The more established workers have a permanent base in federal subsidized housing. There's one I visited in Homestead a few months back which is very clean and has the necessary amenities. School, church and community center. We were shown around the area by a Mexican American woman who accompanied her father to pick crops up north when she was young.
They existed on federal housing which they paid year round at Homestead, but left it vacant when they lived out of their cars to follow the harvest. They existed year to year on the basics, living off of charitable donations from church, and of course, any federal assistance they could get. And because of their frugal decisions, the father saved enough money to buy enough land to farm. His sons now own the property and they live as farmers. THEY hire the migrant workers now and if there is any negative to this story, it's that they grew up believing that they only needed to learn how to ride a tractor so didn't go beyond a sixth or ninth grade education. They really aren't prepared to do anything else, but farm their land. But, they're the lucky ones.
I asked my guide how many of the Mexican American immigrants who come to this country make the leap away from the migrant worker world and into American society. She said she knew very few who did. They just follow the crops year to year and keep to their own kind and their own culture. That means, that you have Mexican-American migrant farm workers in this country who have been official Americans for more than a generation, but who feel more comfortable with Mexicans than they do breaking away from that culture in order to follow the American dream by getting a college education and settling into an uppity neighborhood where they can fight with their obnoxious, bigoted, privileged neighbors the way that I do, every day and...oh, oops, did I say that out loud?

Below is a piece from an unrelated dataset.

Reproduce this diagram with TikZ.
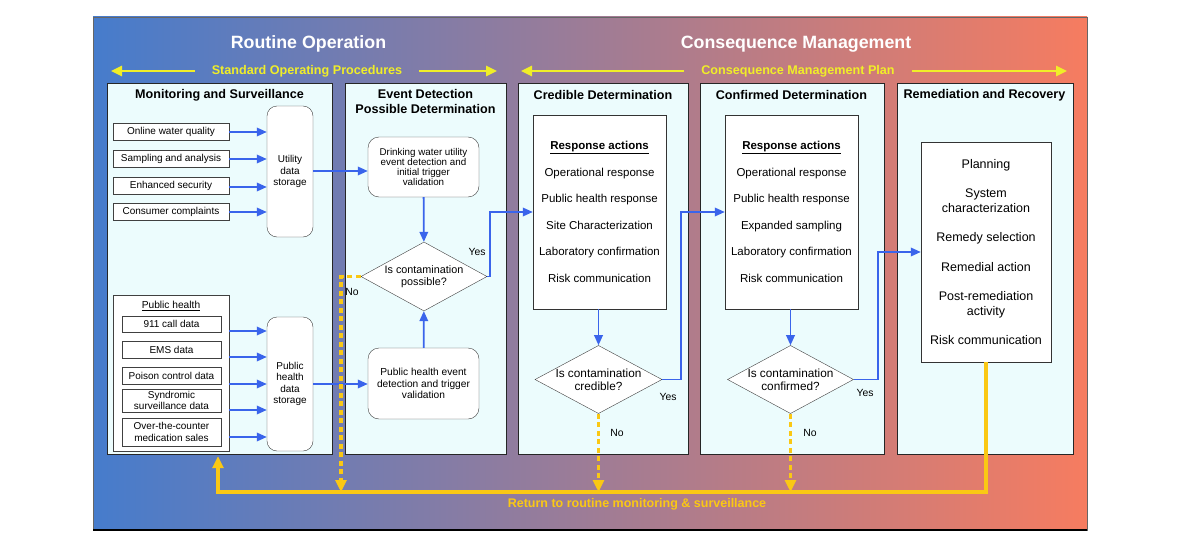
\documentclass[tikz,border=0pt]{standalone}
\usepackage{fontspec}
\setmainfont{Liberation Sans}
\usepackage{tikz}
\usetikzlibrary{arrows.meta,shapes,calc,backgrounds}
\usetikzlibrary{positioning}
\definecolor{skyfill}{RGB}{236,252,253}
\definecolor{flowblue}{RGB}{58,100,235}
\definecolor{gold}{RGB}{250,200,20}
\definecolor{lemon}{RGB}{240,238,40}
\definecolor{bgblue}{RGB}{70,124,204}
\definecolor{bgred}{RGB}{246,124,96}
\tikzset{
    head/.style={
           text=white,
           inner sep=0,
           font=\fontsize{17.8}{20}\selectfont\bfseries,
           },
    plan/.style={
           text=lemon,
           inner sep=0,
           font=\fontsize{12.6}{14}\selectfont\bfseries,
           },
    panel/.style={
           rectangle,
           draw=black!85, semithick,
           fill=skyfill,
           anchor=north west,
           minimum height=371,
           inner sep=0,
           },
    ptitle/.style={
           align=center,
           inner sep=0,
           font=\fontsize{12.6}{15}\selectfont\bfseries,
           },
    srcbox/.style={
           rectangle,
           draw=black!75,
           fill=white,
           minimum width=116,
           minimum height=17,
           inner sep=0,
           align=center,
           font=\fontsize{10}{11}\selectfont,
           },
    phbox/.style={
           srcbox,
           minimum width=99,
           },
    store/.style={
           rectangle,
           rounded corners=10pt,
           draw=black!75,
           fill=white,
           minimum width=46,
           align=center,
           inner sep=0,
           font=\fontsize{10}{11.6}\selectfont,
           },
    state/.style={
           rectangle,
           rounded corners=11pt,
           draw=black!75,
           fill=white,
           minimum width=111,
           align=center,
           inner sep=0,
           },
    decision/.style={
           diamond,
           aspect=1.85,
           draw=black!75,
           fill=white,
           align=center,
           inner sep=0,
           },
    actions/.style={
           rectangle,
           draw=black!80,
           fill=white,
           minimum width=133,
           minimum height=194,
           align=center,
           inner sep=0,
           font=\fontsize{11.5}{26.5}\selectfont,
           },
    lbl/.style={
           inner sep=0,
           font=\fontsize{10.4}{12}\selectfont,
           },
    pil/.style={
           ->,
           draw=flowblue,
           line width=1.8pt,
           },
    nopil/.style={
           -{Triangle[length=12pt,width=11pt]},
           draw=gold,
           line width=3.6pt,
           dash pattern=on 5pt off 3.5pt,
           },
    backpil/.style={
           -{Triangle[length=12pt,width=11pt]},
           draw=gold,
           line width=3.8pt,
           shorten >=5pt,
           },
    hdrpil/.style={
           -{Triangle[length=11pt,width=10pt]},
           draw=lemon,
           line width=2.5pt,
           shorten <=17pt,
           },
}

\begin{document}
\begin{tikzpicture}[x=1pt,y=-1pt,>={Triangle[length=10pt,width=8.5pt]}]
\useasboundingbox (0,0) rectangle (1178,543);
% backdrop
\shade[left color=bgblue, right color=bgred] (93,17) rectangle (1087,530);
\draw[black!60] (93,17) rectangle (1087,530);
\draw[line width=2pt] (93,530) -- (1087,530);

% headings
\node[head] (ro) at (308.5,44) {Routine Operation};
\node[head] (cm) at (796,44) {Consequence Management};
\node[plan] (sop) at (307,71) {Standard Operating Procedures};
\node[plan] (cmp) at (798,71) {Consequence Management Plan};
\coordinate (sopL) at (111,71);
\coordinate (sopR) at (497,71);
\coordinate (cmpL) at (521,71);
\coordinate (cmpR) at (1067,71);
\draw[hdrpil] (sop) -- (sopL);
\draw[hdrpil] (sop) -- (sopR);
\draw[hdrpil] (cmp) -- (cmpL);
\draw[hdrpil] (cmp) -- (cmpR);

% panels
\node[panel, minimum width=225] (p1) at (107,83) {};
\node[panel, minimum width=161] (p2) at (345,83) {};
\node[panel, minimum width=170] (p3) at (518,83) {};
\node[panel, minimum width=184] (p4) at (700,83) {};
\node[panel, minimum width=176] (p5) at (897,83) {};
\node[ptitle] (t1) at (219.5,95) {Monitoring and Surveillance};
\node[ptitle] (t2) at (425.5,101.5) {Event Detection\\Possible Determination};
\node[ptitle] (t3) at (603,95) {Credible Determination};
\node[ptitle] (t4) at (791.5,95) {Confirmed Determination};
\node[ptitle] (t5) at (984.5,95) {Remediation and Recovery};

% monitoring and surveillance
\node[srcbox] (ow) at (171,132) {Online water quality};
\node[srcbox] (sa) at (171,158.5) {Sampling and analysis};
\node[srcbox] (es) at (171,185.5) {Enhanced security};
\node[srcbox] (cc) at (171,211.5) {Consumer complaints};
\node[store, minimum height=131] (ustore) at (290,171.5) {Utility\\data\\storage};
\node[srcbox, minimum height=156] (ph) at (171,373) {};
\node[lbl, font=\fontsize{10.2}{12}\selectfont] (phtitle) at (171,306) {\underline{Public health}};
\node[phbox, minimum height=16] (c911) at (171.5,324) {911 call data};
\node[phbox] (ems) at (171.5,349.5) {EMS data};
\node[phbox] (poison) at (171.5,375.5) {Poison control data};
\node[phbox, minimum height=23, font=\fontsize{10}{11.5}\selectfont] (synd) at (171.5,400.5) {Syndromic\\surveillance data};
\node[phbox, minimum height=28, font=\fontsize{10}{12}\selectfont] (otc) at (171.5,432) {Over-the-counter\\medication sales};
\node[store, minimum height=134] (phstore) at (290,384) {Public\\health\\data\\storage};
\foreach \b/\yy in {ow/132,sa/159,es/187,cc/212}
    \draw[pil] (\b.east |- 0,\yy) -- (ustore.west |- 0,\yy);
\foreach \yy in {331,357,384,410,437}
    \draw[pil] (ph.east |- 0,\yy) -- (phstore.west |- 0,\yy);

% event detection
\node[state, minimum height=60, font=\fontsize{9.8}{9.8}\selectfont] (dw) at (423.5,167) {Drinking water utility\\event detection and\\initial trigger\\validation};
\node[decision, minimum width=126, minimum height=69, font=\fontsize{10.8}{12}\selectfont] (dec1) at (424,276.5) {Is contamination\\possible?};
\node[state, minimum height=71, font=\fontsize{10.2}{11.5}\selectfont] (phev) at (423.5,383.5) {Public health event\\detection and trigger\\validation};
\draw[pil] (ustore.east |- 0,171) -- (dw.west |- 0,171);
\draw[pil] (phstore.east |- 0,384) -- (phev.west |- 0,384);
\draw[pil] (dw) -- (dec1);
\draw[pil] (phev) -- (dec1);
\node[lbl] (y1) at (477,252) {Yes};
\node[lbl] (n1) at (352,292) {No};

% credible determination
\node[actions] (cred) at (599.5,212) {\underline{\textbf{Response actions}}\\Operational response\\Public health response\\Site Characterization\\Laboratory confirmation\\Risk communication};
\node[decision, minimum width=127, minimum height=67, font=\fontsize{11.8}{13}\selectfont] (dec2) at (598.5,379.5) {Is contamination\\credible?};
\draw[pil] (dec1.east) -- ++(3,0) |- (cred.west);
\draw[pil] (cred.south -| dec2) -- (dec2.north);
\node[lbl] (y2) at (668,397) {Yes};
\node[lbl] (n2) at (617,433) {No};

% confirmed determination
\node[actions] (conf) at (791.5,212) {\underline{\textbf{Response actions}}\\Operational response\\Public health response\\Expanded sampling\\Laboratory confirmation\\Risk communication};
\node[decision, minimum width=125, minimum height=67, font=\fontsize{11.8}{13}\selectfont] (dec3) at (790.5,379.5) {Is contamination\\confirmed?};
\draw[pil] (dec2.east) -- ++(19,0) |- (conf.west);
\draw[pil] (conf.south -| dec3) -- (dec3.north);
\node[lbl] (y3) at (865,393) {Yes};
\node[lbl] (n3) at (810,433) {No};

% remediation and recovery
\node[actions, minimum width=130, minimum height=220, font=\fontsize{12.5}{14.5}\selectfont] (remed) at (986,252) {Planning\\[15pt]System\\characterization\\[15pt]Remedy selection\\[15pt]Remedial action\\[15pt]Post-remediation\\activity\\[15pt]Risk communication};
\draw[pil] (dec3.east) -- ++(24,0) |- (remed.west);

% back to routine monitoring
\coordinate (back) at (218,492);
\coordinate (drop1) at (341,492);
\draw[nopil] (dec1.west) -| (drop1);
\draw[nopil] (dec2.south) -- (dec2.south |- back);
\draw[nopil] (dec3.south) -- (dec3.south |- back);
\draw[backpil] (remed.south) |- (back) -- (back |- ph.south);
\node[plan, text=gold, font=\fontsize{12.5}{14}\selectfont\bfseries] (ret) at (637,504) {Return to routine monitoring \& surveillance};
\end{tikzpicture}
\end{document}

Anyway, the point is that there is a subculture already in existence here. Real Americans who happen to have created their own subculture. They do not want to assimilate to "our" world by their choice. By American standards, they speak a different language and they're a bit too chauvinist, but they're filling in the need for cheap labor to pick crops. So we don't need a perpetual workforce of illegal aliens from Mexico, when we already have a legal one here and probably quite happy to have the work.I'm just saying, that you need to recognize this subculture within America and accept the fact that they're not going to assimilate and it's their choice. They are technically Americans because they are now a generation or two vested in this country, but they are hidden people, existing on the fringes.